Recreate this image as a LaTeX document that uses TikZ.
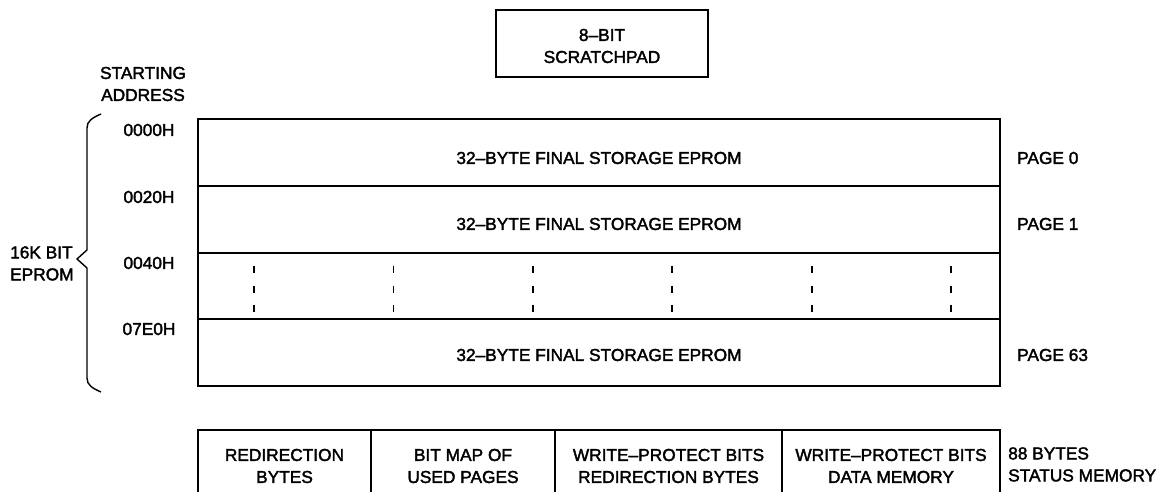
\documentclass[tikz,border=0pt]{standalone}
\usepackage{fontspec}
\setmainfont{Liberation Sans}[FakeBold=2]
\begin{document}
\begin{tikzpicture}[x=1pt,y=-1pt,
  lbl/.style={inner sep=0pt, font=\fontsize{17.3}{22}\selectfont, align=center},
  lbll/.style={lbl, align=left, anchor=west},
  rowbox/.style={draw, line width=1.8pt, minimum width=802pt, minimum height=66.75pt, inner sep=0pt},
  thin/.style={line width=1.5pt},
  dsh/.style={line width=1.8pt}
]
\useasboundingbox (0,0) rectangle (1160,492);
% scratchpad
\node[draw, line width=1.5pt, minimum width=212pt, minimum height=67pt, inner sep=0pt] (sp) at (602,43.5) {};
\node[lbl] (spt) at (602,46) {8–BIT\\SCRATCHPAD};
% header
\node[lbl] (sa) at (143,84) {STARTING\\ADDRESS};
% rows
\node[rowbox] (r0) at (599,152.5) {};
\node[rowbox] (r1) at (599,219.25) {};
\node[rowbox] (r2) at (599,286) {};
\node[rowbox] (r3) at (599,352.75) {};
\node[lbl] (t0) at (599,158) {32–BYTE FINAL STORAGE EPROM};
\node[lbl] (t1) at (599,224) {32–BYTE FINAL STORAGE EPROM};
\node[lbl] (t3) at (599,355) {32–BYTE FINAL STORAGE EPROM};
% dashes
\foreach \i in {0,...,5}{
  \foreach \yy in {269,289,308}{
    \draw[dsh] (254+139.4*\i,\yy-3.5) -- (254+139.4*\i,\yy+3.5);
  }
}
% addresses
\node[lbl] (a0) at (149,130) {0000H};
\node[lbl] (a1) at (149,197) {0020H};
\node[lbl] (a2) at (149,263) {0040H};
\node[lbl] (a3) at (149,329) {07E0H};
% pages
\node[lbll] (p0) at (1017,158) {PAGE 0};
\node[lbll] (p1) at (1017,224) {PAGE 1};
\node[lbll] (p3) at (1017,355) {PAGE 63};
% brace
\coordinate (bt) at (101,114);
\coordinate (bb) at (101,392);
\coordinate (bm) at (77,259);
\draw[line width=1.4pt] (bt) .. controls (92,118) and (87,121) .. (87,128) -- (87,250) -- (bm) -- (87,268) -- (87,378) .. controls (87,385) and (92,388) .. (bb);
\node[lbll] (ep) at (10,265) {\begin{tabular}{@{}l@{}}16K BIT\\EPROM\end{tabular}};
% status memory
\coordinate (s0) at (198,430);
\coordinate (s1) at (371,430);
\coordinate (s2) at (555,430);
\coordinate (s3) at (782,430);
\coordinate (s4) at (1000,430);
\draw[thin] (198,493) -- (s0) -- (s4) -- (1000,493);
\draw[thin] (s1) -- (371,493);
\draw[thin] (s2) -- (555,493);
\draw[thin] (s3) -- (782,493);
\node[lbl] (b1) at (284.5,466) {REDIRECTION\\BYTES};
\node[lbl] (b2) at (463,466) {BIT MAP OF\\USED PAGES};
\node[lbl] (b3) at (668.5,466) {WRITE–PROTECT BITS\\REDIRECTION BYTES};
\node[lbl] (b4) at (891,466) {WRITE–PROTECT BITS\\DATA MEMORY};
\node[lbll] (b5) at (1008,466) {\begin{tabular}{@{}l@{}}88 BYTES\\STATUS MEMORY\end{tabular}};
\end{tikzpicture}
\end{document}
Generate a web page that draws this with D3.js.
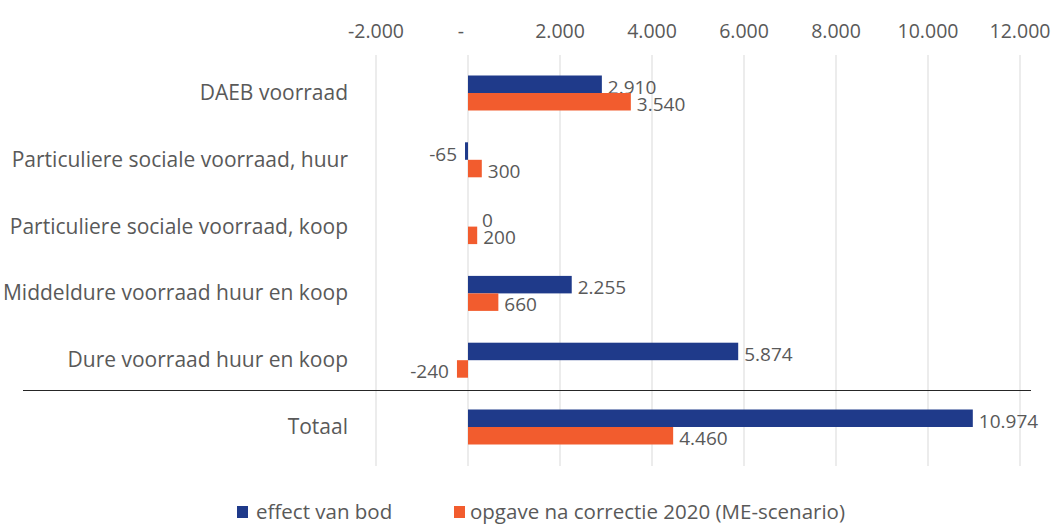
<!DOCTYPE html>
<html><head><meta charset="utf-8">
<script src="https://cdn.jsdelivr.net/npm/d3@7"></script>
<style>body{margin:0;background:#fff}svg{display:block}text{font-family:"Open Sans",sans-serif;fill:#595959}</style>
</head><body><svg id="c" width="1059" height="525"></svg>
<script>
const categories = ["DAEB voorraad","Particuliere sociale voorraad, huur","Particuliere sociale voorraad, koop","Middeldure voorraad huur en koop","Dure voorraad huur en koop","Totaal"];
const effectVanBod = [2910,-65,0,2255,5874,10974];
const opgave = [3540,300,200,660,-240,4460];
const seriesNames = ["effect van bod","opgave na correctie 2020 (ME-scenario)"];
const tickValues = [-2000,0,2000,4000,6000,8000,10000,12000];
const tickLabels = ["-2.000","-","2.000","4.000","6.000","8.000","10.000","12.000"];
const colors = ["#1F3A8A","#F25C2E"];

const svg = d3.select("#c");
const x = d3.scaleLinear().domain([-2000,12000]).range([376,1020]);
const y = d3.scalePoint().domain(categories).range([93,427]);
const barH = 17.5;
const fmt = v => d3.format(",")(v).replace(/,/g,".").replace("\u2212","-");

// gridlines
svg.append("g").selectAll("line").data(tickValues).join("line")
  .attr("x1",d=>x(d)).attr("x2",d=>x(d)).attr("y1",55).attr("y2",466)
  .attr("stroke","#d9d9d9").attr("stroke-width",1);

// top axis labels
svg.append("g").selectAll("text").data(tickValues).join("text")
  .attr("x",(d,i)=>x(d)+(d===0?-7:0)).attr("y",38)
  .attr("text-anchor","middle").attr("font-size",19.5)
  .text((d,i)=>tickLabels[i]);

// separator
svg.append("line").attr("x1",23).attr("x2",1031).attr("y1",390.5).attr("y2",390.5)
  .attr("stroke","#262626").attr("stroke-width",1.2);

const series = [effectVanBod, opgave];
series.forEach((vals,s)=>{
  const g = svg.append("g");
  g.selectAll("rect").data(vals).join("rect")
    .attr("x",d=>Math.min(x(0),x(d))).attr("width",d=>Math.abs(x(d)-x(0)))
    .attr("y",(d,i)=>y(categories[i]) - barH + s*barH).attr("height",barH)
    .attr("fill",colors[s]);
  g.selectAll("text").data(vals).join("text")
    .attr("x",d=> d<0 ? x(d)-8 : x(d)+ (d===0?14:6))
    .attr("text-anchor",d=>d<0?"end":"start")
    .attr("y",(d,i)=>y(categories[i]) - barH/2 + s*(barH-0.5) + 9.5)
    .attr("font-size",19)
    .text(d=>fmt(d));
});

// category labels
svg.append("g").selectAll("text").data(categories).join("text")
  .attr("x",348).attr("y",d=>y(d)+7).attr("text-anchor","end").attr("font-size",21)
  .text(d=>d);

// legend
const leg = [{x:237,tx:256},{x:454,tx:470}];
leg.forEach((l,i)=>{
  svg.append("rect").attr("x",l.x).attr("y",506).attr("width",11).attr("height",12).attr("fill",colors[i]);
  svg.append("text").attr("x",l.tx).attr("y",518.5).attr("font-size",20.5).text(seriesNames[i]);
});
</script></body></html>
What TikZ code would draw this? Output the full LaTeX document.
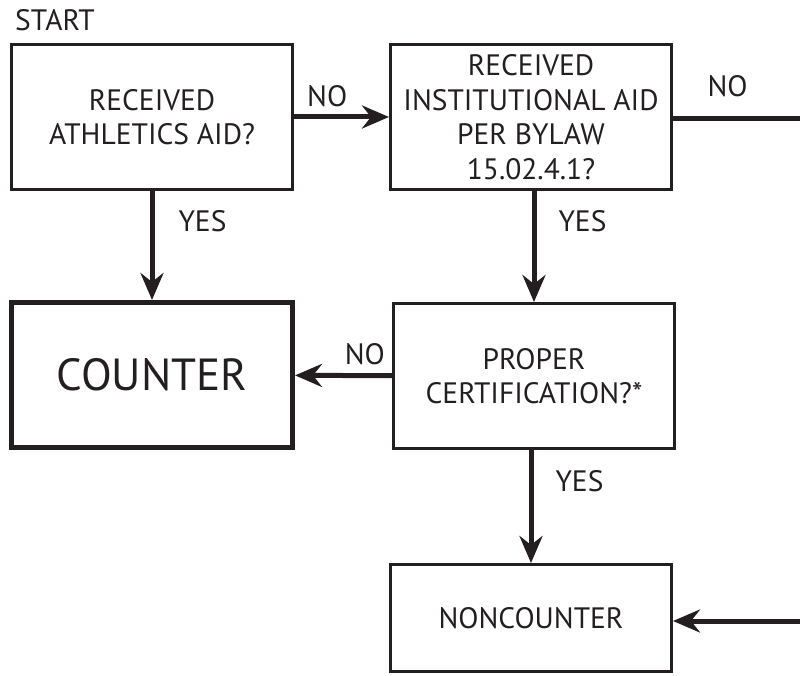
^^^^^^^^^^^^^^^^
Quote every record above exactly, leaving out any pictures.

*Problem solution*
Recreate this image as a LaTeX document that uses TikZ.
\documentclass[tikz,border=0pt]{standalone}
\usepackage{fontspec}
\setmainfont{Liberation Sans}[FakeBold=2]
\begin{document}
\begin{tikzpicture}[x=1pt,y=-1pt,
  lbl/.style={inner sep=0pt, font=\fontsize{17.3}{22}\selectfont, align=center},
  lbll/.style={lbl, align=left, anchor=west},
  rowbox/.style={draw, line width=1.8pt, minimum width=802pt, minimum height=66.75pt, inner sep=0pt},
  thin/.style={line width=1.5pt},
  dsh/.style={line width=1.8pt}
]
\useasboundingbox (0,0) rectangle (1160,492);
% scratchpad
\node[draw, line width=1.5pt, minimum width=212pt, minimum height=67pt, inner sep=0pt] (sp) at (602,43.5) {};
\node[lbl] (spt) at (602,46) {8–BIT\\SCRATCHPAD};
% header
\node[lbl] (sa) at (143,84) {STARTING\\ADDRESS};
% rows
\node[rowbox] (r0) at (599,152.5) {};
\node[rowbox] (r1) at (599,219.25) {};
\node[rowbox] (r2) at (599,286) {};
\node[rowbox] (r3) at (599,352.75) {};
\node[lbl] (t0) at (599,158) {32–BYTE FINAL STORAGE EPROM};
\node[lbl] (t1) at (599,224) {32–BYTE FINAL STORAGE EPROM};
\node[lbl] (t3) at (599,355) {32–BYTE FINAL STORAGE EPROM};
% dashes
\foreach \i in {0,...,5}{
  \foreach \yy in {269,289,308}{
    \draw[dsh] (254+139.4*\i,\yy-3.5) -- (254+139.4*\i,\yy+3.5);
  }
}
% addresses
\node[lbl] (a0) at (149,130) {0000H};
\node[lbl] (a1) at (149,197) {0020H};
\node[lbl] (a2) at (149,263) {0040H};
\node[lbl] (a3) at (149,329) {07E0H};
% pages
\node[lbll] (p0) at (1017,158) {PAGE 0};
\node[lbll] (p1) at (1017,224) {PAGE 1};
\node[lbll] (p3) at (1017,355) {PAGE 63};
% brace
\coordinate (bt) at (101,114);
\coordinate (bb) at (101,392);
\coordinate (bm) at (77,259);
\draw[line width=1.4pt] (bt) .. controls (92,118) and (87,121) .. (87,128) -- (87,250) -- (bm) -- (87,268) -- (87,378) .. controls (87,385) and (92,388) .. (bb);
\node[lbll] (ep) at (10,265) {\begin{tabular}{@{}l@{}}16K BIT\\EPROM\end{tabular}};
% status memory
\coordinate (s0) at (198,430);
\coordinate (s1) at (371,430);
\coordinate (s2) at (555,430);
\coordinate (s3) at (782,430);
\coordinate (s4) at (1000,430);
\draw[thin] (198,493) -- (s0) -- (s4) -- (1000,493);
\draw[thin] (s1) -- (371,493);
\draw[thin] (s2) -- (555,493);
\draw[thin] (s3) -- (782,493);
\node[lbl] (b1) at (284.5,466) {REDIRECTION\\BYTES};
\node[lbl] (b2) at (463,466) {BIT MAP OF\\USED PAGES};
\node[lbl] (b3) at (668.5,466) {WRITE–PROTECT BITS\\REDIRECTION BYTES};
\node[lbl] (b4) at (891,466) {WRITE–PROTECT BITS\\DATA MEMORY};
\node[lbll] (b5) at (1008,466) {\begin{tabular}{@{}l@{}}88 BYTES\\STATUS MEMORY\end{tabular}};
\end{tikzpicture}
\end{document}
Generate a web page that draws this with D3.js.
<!DOCTYPE html>
<html><head><meta charset="utf-8">
<script src="https://cdn.jsdelivr.net/npm/d3@7"></script>
<style>body{margin:0;background:#fff}svg{display:block}text{font-family:"Open Sans",sans-serif;fill:#595959}</style>
</head><body><svg id="c" width="1059" height="525"></svg>
<script>
const categories = ["DAEB voorraad","Particuliere sociale voorraad, huur","Particuliere sociale voorraad, koop","Middeldure voorraad huur en koop","Dure voorraad huur en koop","Totaal"];
const effectVanBod = [2910,-65,0,2255,5874,10974];
const opgave = [3540,300,200,660,-240,4460];
const seriesNames = ["effect van bod","opgave na correctie 2020 (ME-scenario)"];
const tickValues = [-2000,0,2000,4000,6000,8000,10000,12000];
const tickLabels = ["-2.000","-","2.000","4.000","6.000","8.000","10.000","12.000"];
const colors = ["#1F3A8A","#F25C2E"];

const svg = d3.select("#c");
const x = d3.scaleLinear().domain([-2000,12000]).range([376,1020]);
const y = d3.scalePoint().domain(categories).range([93,427]);
const barH = 17.5;
const fmt = v => d3.format(",")(v).replace(/,/g,".").replace("\u2212","-");

// gridlines
svg.append("g").selectAll("line").data(tickValues).join("line")
  .attr("x1",d=>x(d)).attr("x2",d=>x(d)).attr("y1",55).attr("y2",466)
  .attr("stroke","#d9d9d9").attr("stroke-width",1);

// top axis labels
svg.append("g").selectAll("text").data(tickValues).join("text")
  .attr("x",(d,i)=>x(d)+(d===0?-7:0)).attr("y",38)
  .attr("text-anchor","middle").attr("font-size",19.5)
  .text((d,i)=>tickLabels[i]);

// separator
svg.append("line").attr("x1",23).attr("x2",1031).attr("y1",390.5).attr("y2",390.5)
  .attr("stroke","#262626").attr("stroke-width",1.2);

const series = [effectVanBod, opgave];
series.forEach((vals,s)=>{
  const g = svg.append("g");
  g.selectAll("rect").data(vals).join("rect")
    .attr("x",d=>Math.min(x(0),x(d))).attr("width",d=>Math.abs(x(d)-x(0)))
    .attr("y",(d,i)=>y(categories[i]) - barH + s*barH).attr("height",barH)
    .attr("fill",colors[s]);
  g.selectAll("text").data(vals).join("text")
    .attr("x",d=> d<0 ? x(d)-8 : x(d)+ (d===0?14:6))
    .attr("text-anchor",d=>d<0?"end":"start")
    .attr("y",(d,i)=>y(categories[i]) - barH/2 + s*(barH-0.5) + 9.5)
    .attr("font-size",19)
    .text(d=>fmt(d));
});

// category labels
svg.append("g").selectAll("text").data(categories).join("text")
  .attr("x",348).attr("y",d=>y(d)+7).attr("text-anchor","end").attr("font-size",21)
  .text(d=>d);

// legend
const leg = [{x:237,tx:256},{x:454,tx:470}];
leg.forEach((l,i)=>{
  svg.append("rect").attr("x",l.x).attr("y",506).attr("width",11).attr("height",12).attr("fill",colors[i]);
  svg.append("text").attr("x",l.tx).attr("y",518.5).attr("font-size",20.5).text(seriesNames[i]);
});
</script></body></html>
What TikZ code would draw this? Output the full LaTeX document.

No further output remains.